Semana passada, falei do TOC que
atormenta o Thio Therezo, o de não suportar ver etiquetas para fora das roupas.
Dizia que, dia outro, ele chegara em casa muito eufórico e falante e, como é
comum nessas horas, a sua fala refletiu muito mais a rapidez de seus
pensamentos que o ritmo normal de nosso entendimento. Nessas horas, é preciso
calma, melhor mesmo é deixá-lo falar atabalhoadamente até que os ritmos de
pensamento-fala-entendimento, dele e nossos, se harmonizem ao final.

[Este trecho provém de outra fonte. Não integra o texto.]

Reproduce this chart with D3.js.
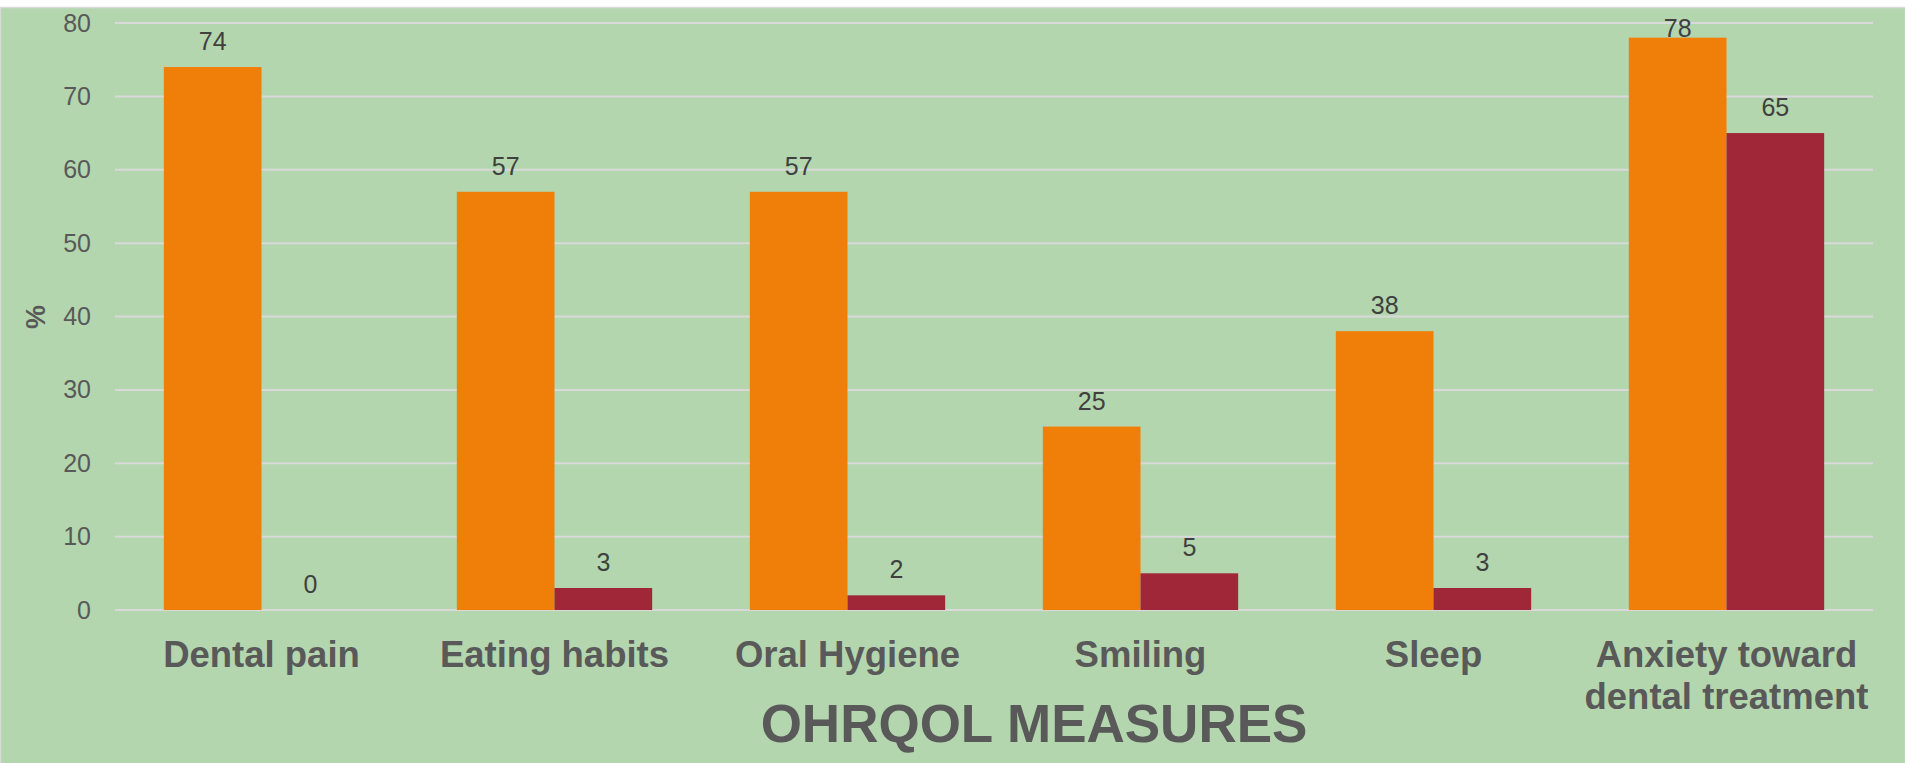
<!DOCTYPE html>
<html>
<head>
<meta charset="utf-8">
<script src="https://cdn.jsdelivr.net/npm/d3@7"></script>
<style>
  html, body { margin: 0; padding: 0; background: #fff; }
  svg { display: block; font-family: "Liberation Sans", Arial, sans-serif; }
</style>
</head>
<body>
<div id="chart"></div>
<script>
// OHRQOL measures, two series per category (%)
const categories = [
    ["Dental pain"],
    ["Eating habits"],
    ["Oral Hygiene"],
    ["Smiling"],
    ["Sleep"],
    ["Anxiety toward", "dental treatment"]
];
const seriesNames = ["Series 1", "Series 2"];
const series1 = [74, 57, 57, 25, 38, 78];
const series2 = [0, 3, 2, 5, 3, 65];
const yTicks = [0, 10, 20, 30, 40, 50, 60, 70, 80];
const xTitle = "OHRQOL MEASURES";
const yTitle = "%";

const colors = ["#F07F09", "#A02737"];

const W = 1905, H = 763;
const margin = { top: 23, right: 32, bottom: 153, left: 115 };
const width = W - margin.left - margin.right,
    height = H - margin.top - margin.bottom;

const svg = d3.select("#chart")
    .append("svg")
    .attr("width", W)
    .attr("height", H);

// chart area background
svg.append("rect")
    .attr("x", 0.5).attr("y", 7.5)
    .attr("width", W).attr("height", H)
    .attr("fill", "#B3D6AE")
    .attr("stroke", "#D9D9D9")
    .attr("stroke-width", 1.5);

const g = svg.append("g")
    .attr("transform", `translate(${margin.left},${margin.top})`);

const keys = categories.map((c, i) => i);

const x = d3.scaleBand()
    .domain(keys)
    .range([0, width])
    .paddingInner(0)
    .paddingOuter(0);

// Excel style gap width 100%: bar = band / 3
const x1 = d3.scaleBand()
    .domain([0, 1])
    .range([x.bandwidth() / 6, x.bandwidth() * 5 / 6]);

const y = d3.scaleLinear()
    .domain([0, 80])
    .range([height, 0]);

// gridlines
g.append("g")
    .selectAll("line")
    .data(yTicks)
    .join("line")
    .attr("x1", 0).attr("x2", width)
    .attr("y1", d => y(d)).attr("y2", d => y(d))
    .attr("stroke", "#D9D9D9")
    .attr("stroke-width", 2);

// y axis labels
const yAxis = g.append("g")
    .call(d3.axisLeft(y).tickValues(yTicks).tickSize(0).tickPadding(24));
yAxis.select(".domain").remove();
yAxis.selectAll("text")
    .attr("font-size", 25)
    .attr("font-family", "Liberation Sans, Arial, sans-serif")
    .attr("fill", "#595959");

// bars
const data = [series1, series2];
const groups = g.append("g")
    .selectAll("g")
    .data(keys)
    .join("g")
    .attr("transform", d => `translate(${x(d)},0)`);

groups.selectAll("rect")
    .data(i => data.map((s, k) => ({ k, v: s[i] })))
    .join("rect")
    .attr("x", d => x1(d.k))
    .attr("width", x1.bandwidth())
    .attr("y", d => y(d.v))
    .attr("height", d => height - y(d.v))
    .attr("fill", d => colors[d.k]);

// data labels, kept inside the chart area at the top
groups.selectAll("text.val")
    .data(i => data.map((s, k) => ({ k, v: s[i] })))
    .join("text")
    .attr("class", "val")
    .attr("x", d => x1(d.k) + x1.bandwidth() / 2)
    .attr("y", d => Math.max(y(d.v) - 17, 14))
    .attr("text-anchor", "middle")
    .attr("font-size", 25)
    .attr("fill", "#404040")
    .text(d => d.v);

// category labels
const xLabels = g.append("g")
    .selectAll("text")
    .data(keys)
    .join("text")
    .attr("x", d => x(d) + x.bandwidth() / 2)
    .attr("y", height + 57)
    .attr("text-anchor", "middle")
    .attr("font-size", 36.5)
    .attr("font-weight", "bold")
    .attr("fill", "#595959");
xLabels.selectAll("tspan")
    .data(d => categories[d])
    .join("tspan")
    .attr("x", function () { return this.parentNode.getAttribute("x"); })
    .attr("dy", (d, i) => i === 0 ? 0 : 42)
    .text(d => d);

// axis titles
svg.append("text")
    .attr("x", 1034)
    .attr("y", 742)
    .attr("text-anchor", "middle")
    .attr("font-size", 53)
    .attr("font-weight", "bold")
    .attr("fill", "#595959")
    .text(xTitle);

svg.append("text")
    .attr("transform", "translate(45,317) rotate(-90)")
    .attr("text-anchor", "middle")
    .attr("font-size", 27)
    .attr("font-weight", "bold")
    .attr("fill", "#595959")
    .text(yTitle);
</script>
</body>
</html>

Demoramos a perceber que ele tinha
encontrado o seu par, alguém que compreendia e muito suas necessidades quanto
àquele específico TOC. Juntando as peças do que pudemos entender a partir da
narração inicialmente caótica do Thio, soubemos então que ele estava em uma
imensa fila numa livraria quando tudo aconteceu (há de haver pessoas que hão de
achar isso pura ficção, visto que ninguém compra livros nesse pais, mas não, nem
tudo está perdido, por vezes há até fila em livraria...).
Pois bem, estava ele em uma imensa
fila numa livraria quando o seu olhar, inquieto, fixou-se sem mais nem menos em
uma etiqueta que timidamente se exibia pra fora da blusa da mulher à sua frente.
TOC, TOC, TOC, pânico!
Seguindo o sugerido pela ATOCA (a
famosa associação dos portadores anônimos de TOC) para esses torturantes
momentos, ele murmurou para si mesmo a usual reza e forçou o desvio de seu
olhar. O receituário é claro: como primeiro passo, deve-se desviar o olhar a
todo custo; não conseguindo, é preciso ignorar, mesmo suando frio; não
conseguindo sequer isso, o máximo, e isso em casos que beirem o pânio, cabe
dirigir-se à pessoa com a etiqueta pra fora e, singelamente, relatar o
ocorrido, torcendo para que essa atitude não seja mal interpretada.
Seguiu esse receituário passo a
passo. Por fim, muito gentilmente, como normalmente é de seu feitio, o Thio
alertou a mulher à sua frente sobre aquela singularidade em suas vestes. Para
sua surpresa, ela agradeceu e pediu-lhe que fosse ele a reestabelecer a ordem
ajeitando a etiqueta para dentro de sua blusa.
Surpreso, desnorteado e com o suor
frio a lavar o seu rosto, o Thio ainda perguntou-lhe se era isso mesmo que ela
queria, o que foi confirmado com um belo sorriso. Sem mais delongas, em um
singelo mas firme movimento, os dedos do Thio fizeram com que desaparecesse da
vista de todos a infratora etiqueta.
Mera impressão dele ou fato real, o
que aconteceu foi que, ao roçar levemente seu dedo na pele da ainda
desconhecida mulher à sua frente, o Thio percebeu um quase inaudível gemido
acompanhado de olhos fechados em uma prolongada piscadela. Sentiu ele também um
ligeiro tremor na voz quando ela agradeceu, ambos arrepiados e extasiados pela ímpar
experiência.
Seguiu-se um café, uma caminhada
pelo parque e logo estavam trocando confidências sobre os respectivos TOCs. Se
o dele era não suportar ver etiquetas para fora de roupas, o dela era quase um
fetiche, o de permitir que outros as recolocassem em seus devidos lugares.
Eles saíram algumas vezes, tiveram
seus momentos íntimos, mas o principal era quando eles se encontravam e ela,
displicentemente, deixava à mostra inúmeras etiquetas para delírio do Thio, e
dela também, que, com todo o cuidado do mundo, recolocava-as onde nunca
deveriam ter ousado sair. Uma a uma, sensualmente como bem aprendera com ela.
Era o ápice de seus encontros e
assim foi até que perceberam o inevitável, amor algum perdura baseado em um TOC
apenas. Sem desavenças, foram se afastando. Hoje, são amigos ainda, grandes
amigos aliás, e, por vezes, até têm suas
recaídas e se reencontram para demonstrações explícitas de seus transtornos.
Ora bolas, afinal um TOC é para ser
vivido em sua plenitude, sem complacência!